Your task:
Copy out each line of the material below that holds the string "diagram".

Input:

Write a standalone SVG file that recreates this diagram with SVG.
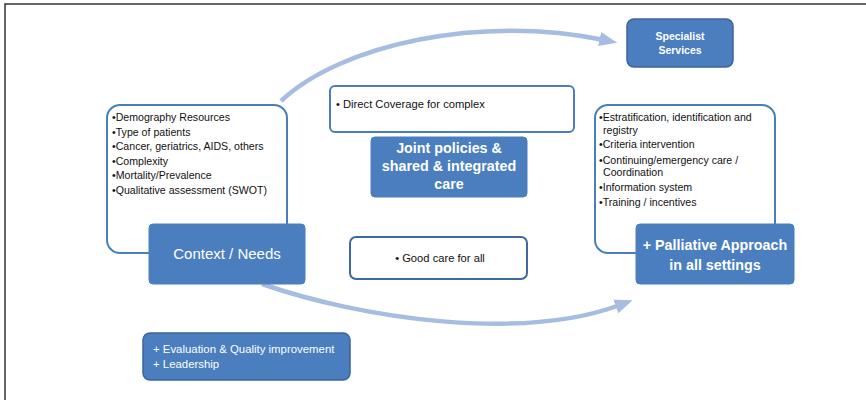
<svg xmlns="http://www.w3.org/2000/svg" width="866" height="400" viewBox="0 0 866 400">
<style>
.frame{fill:none;stroke:#333;stroke-width:1.5}
.wbox{fill:#fff;stroke:#4a7ebb;stroke-width:2}
.gbox{fill:#fff;stroke:#3e6a9c;stroke-width:2}
.bbox{fill:#4a7ebf;stroke:#4a7ebf;stroke-width:1}
.dbox{fill:#4a7ebf;stroke:#3b659a;stroke-width:1.5}
.t{font-family:"Liberation Sans","DejaVu Sans",sans-serif;font-size:10.6px;fill:#111}
.wt{font-family:"Liberation Sans","DejaVu Sans",sans-serif;fill:#fff}
.b{font-weight:bold}
.arc{fill:none;stroke:#a6bce0;stroke-width:4.5;stroke-linecap:butt}
</style>
<defs>
<marker id="ah" markerWidth="4" markerHeight="4" refX="1" refY="2" orient="auto" markerUnits="strokeWidth">
<path d="M0,0.4 L4,2 L0,3.6 Z" fill="#a6bce0"/>
</marker>
</defs>
<rect class="frame" x="5" y="4" width="870" height="410"/>
<g id="connectors">
<path class="arc" d="M281,101 C340,45 480,14 604,40" marker-end="url(#ah)"/>
<path class="arc" d="M262,284 C360,318 520,342 620,305" marker-end="url(#ah)"/>
</g>
<g id="context-list">
<rect class="wbox" x="107" y="105" width="180" height="148" rx="13"/>
<text class="t" x="112" y="121">•Demography Resources</text>
<text class="t" x="112" y="136">•Type of patients</text>
<text class="t" x="112" y="150">•Cancer, geriatrics, AIDS, others</text>
<text class="t" x="112" y="165">•Complexity</text>
<text class="t" x="112" y="179">•Mortality/Prevalence</text>
<text class="t" x="112" y="194">•Qualitative assessment (SWOT)</text>
</g>
<g id="context-needs">
<rect class="bbox" x="149" y="224" width="156" height="60" rx="4"/>
<text class="wt" x="227" y="259" font-size="15" text-anchor="middle">Context / Needs</text>
</g>
<g id="direct-coverage">
<rect class="wbox" x="330" y="86" width="244" height="46" rx="5"/>
<text class="t" x="336" y="108" style="font-size:11.2px">• Direct Coverage for complex</text>
</g>
<g id="joint-policies">
<rect class="bbox" x="371" y="137" width="156" height="60" rx="4"/>
<text class="wt b" x="449" y="153" font-size="14.3" text-anchor="middle">Joint policies &amp;</text>
<text class="wt b" x="449" y="171" font-size="14.3" text-anchor="middle">shared &amp; integrated</text>
<text class="wt b" x="449" y="189" font-size="14.3" text-anchor="middle">care</text>
</g>
<g id="good-care">
<rect class="gbox" x="350" y="237" width="177" height="42" rx="6"/>
<text class="t" x="440" y="262" text-anchor="middle" style="font-size:11.2px">•   Good care for all</text>
</g>
<g id="palliative-list">
<rect class="wbox" x="595" y="105" width="180" height="148" rx="13"/>
<text class="t" x="599" y="121">•Estratification, identification and</text>
<text class="t" x="603" y="134">registry</text>
<text class="t" x="599" y="148">•Criteria intervention</text>
<text class="t" x="599" y="164">•Continuing/emergency care /</text>
<text class="t" x="603" y="176">Coordination</text>
<text class="t" x="599" y="191">•Information system</text>
<text class="t" x="599" y="206">•Training / incentives</text>
</g>
<g id="palliative">
<rect class="bbox" x="636" y="224" width="158" height="60" rx="4"/>
<text class="wt b" x="715" y="250" font-size="14.3" text-anchor="middle">+ Palliative Approach</text>
<text class="wt b" x="715" y="270" font-size="14.3" text-anchor="middle">in all settings</text>
</g>
<g id="specialist">
<rect class="dbox" x="627" y="19" width="106" height="48" rx="7"/>
<text class="wt b" x="680" y="40" font-size="10.5" text-anchor="middle">Specialist</text>
<text class="wt b" x="680" y="54" font-size="10.5" text-anchor="middle">Services</text>
</g>
<g id="evaluation">
<rect class="dbox" x="143" y="333" width="207" height="47" rx="7"/>
<text class="wt" x="153" y="353" font-size="11.4">+ Evaluation &amp; Quality improvement</text>
<text class="wt" x="153" y="368" font-size="11.4">+ Leadership</text>
</g>
</svg>
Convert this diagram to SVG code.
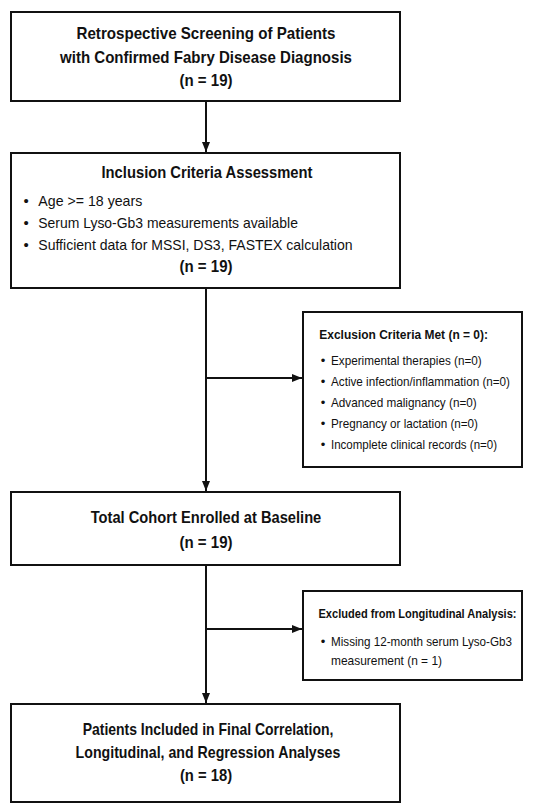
<svg xmlns="http://www.w3.org/2000/svg" width="550" height="812" viewBox="0 0 550 812">
<defs>
<style>
.box{fill:#fff;stroke:#111;stroke-width:2}
.t{font-family:"Liberation Sans",Arial,sans-serif;font-weight:bold;font-size:16.5px;fill:#111;text-anchor:middle}
.b{font-family:"Liberation Sans",Arial,sans-serif;font-size:15px;fill:#111}
.st{font-family:"Liberation Sans",Arial,sans-serif;font-weight:bold;font-size:13.5px;fill:#111}
.sb{font-family:"Liberation Sans",Arial,sans-serif;font-size:13px;fill:#111}
.ln{fill:none;stroke:#111;stroke-width:2}
</style>
<marker id="ah" viewBox="0 0 10 10" refX="10" refY="5" markerWidth="10" markerHeight="10" markerUnits="userSpaceOnUse" orient="auto">
<path d="M0,1 L10,5 L0,9 z" fill="#111"/>
</marker>
</defs>
<rect width="550" height="812" fill="#fff"/>
<g id="connectors">
<line class="ln" x1="206" y1="101" x2="206" y2="152" marker-end="url(#ah)"/>
<line class="ln" x1="206" y1="288" x2="206" y2="491" marker-end="url(#ah)"/>
<line class="ln" x1="206" y1="378" x2="302" y2="378" marker-end="url(#ah)"/>
<line class="ln" x1="206" y1="565" x2="206" y2="703" marker-end="url(#ah)"/>
<line class="ln" x1="206" y1="629" x2="302" y2="629" marker-end="url(#ah)"/>
</g>
<g id="screening">
<rect class="box" x="11" y="12" width="389" height="89"/>
<text class="t" x="206" y="39" textLength="259" lengthAdjust="spacingAndGlyphs">Retrospective Screening of Patients</text>
<text class="t" x="206" y="63" textLength="292" lengthAdjust="spacingAndGlyphs">with Confirmed Fabry Disease Diagnosis</text>
<text class="t" x="206" y="86" textLength="53" lengthAdjust="spacingAndGlyphs">(n = 19)</text>
</g>
<g id="inclusion">
<rect class="box" x="11" y="153" width="389" height="135"/>
<text class="t" x="207" y="178" textLength="211" lengthAdjust="spacingAndGlyphs">Inclusion Criteria Assessment</text>
<text class="b" x="23.5" y="206">•</text>
<text class="b" x="38.3" y="206" textLength="104" lengthAdjust="spacingAndGlyphs">Age &gt;= 18 years</text>
<text class="b" x="23.5" y="228">•</text>
<text class="b" x="38.3" y="228" textLength="259.6" lengthAdjust="spacingAndGlyphs">Serum Lyso-Gb3 measurements available</text>
<text class="b" x="23.5" y="250">•</text>
<text class="b" x="38.3" y="250" textLength="314.3" lengthAdjust="spacingAndGlyphs">Sufficient data for MSSI, DS3, FASTEX calculation</text>
<text class="t" x="206" y="272" textLength="53" lengthAdjust="spacingAndGlyphs">(n = 19)</text>
</g>
<g id="exclusion">
<rect class="box" x="303" y="312" width="219" height="155"/>
<text class="st" x="319.3" y="339" textLength="168.7" lengthAdjust="spacingAndGlyphs">Exclusion Criteria Met (n = 0):</text>
<text class="sb" x="320.7" y="365">•</text>
<text class="sb" x="331" y="365" textLength="150.7" lengthAdjust="spacingAndGlyphs">Experimental therapies (n=0)</text>
<text class="sb" x="320.7" y="386">•</text>
<text class="sb" x="331" y="386" textLength="179" lengthAdjust="spacingAndGlyphs">Active infection/inflammation (n=0)</text>
<text class="sb" x="320.7" y="407">•</text>
<text class="sb" x="331" y="407" textLength="145.7" lengthAdjust="spacingAndGlyphs">Advanced malignancy (n=0)</text>
<text class="sb" x="320.7" y="428">•</text>
<text class="sb" x="331" y="428" textLength="147" lengthAdjust="spacingAndGlyphs">Pregnancy or lactation (n=0)</text>
<text class="sb" x="320.7" y="449">•</text>
<text class="sb" x="331" y="449" textLength="166" lengthAdjust="spacingAndGlyphs">Incomplete clinical records (n=0)</text>
</g>
<g id="baseline">
<rect class="box" x="11" y="492" width="389" height="73"/>
<text class="t" x="206" y="523" textLength="230.6" lengthAdjust="spacingAndGlyphs">Total Cohort Enrolled at Baseline</text>
<text class="t" x="206" y="548" textLength="53" lengthAdjust="spacingAndGlyphs">(n = 19)</text>
</g>
<g id="excluded-longitudinal">
<rect class="box" x="303" y="591" width="219" height="89"/>
<text class="st" transform="translate(318.5,618) scale(0.82,1)" x="0" y="0">Excluded from Longitudinal Analysis:</text>
<text class="sb" x="320.7" y="645.5">•</text>
<text class="sb" x="331" y="645.5" textLength="181" lengthAdjust="spacingAndGlyphs">Missing 12-month serum Lyso-Gb3</text>
<text class="sb" x="331" y="665" textLength="111" lengthAdjust="spacingAndGlyphs">measurement (n = 1)</text>
</g>
<g id="final">
<rect class="box" x="11" y="704" width="389" height="98"/>
<text class="t" x="208" y="735" textLength="250.7" lengthAdjust="spacingAndGlyphs">Patients Included in Final Correlation,</text>
<text class="t" x="208" y="758" textLength="264.8" lengthAdjust="spacingAndGlyphs">Longitudinal, and Regression Analyses</text>
<text class="t" x="206" y="781" textLength="52.2" lengthAdjust="spacingAndGlyphs">(n = 18)</text>
</g>
</svg>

Solution to this exercise:
Write a standalone SVG file that recreates this diagram with SVG.
Convert this diagram to SVG code.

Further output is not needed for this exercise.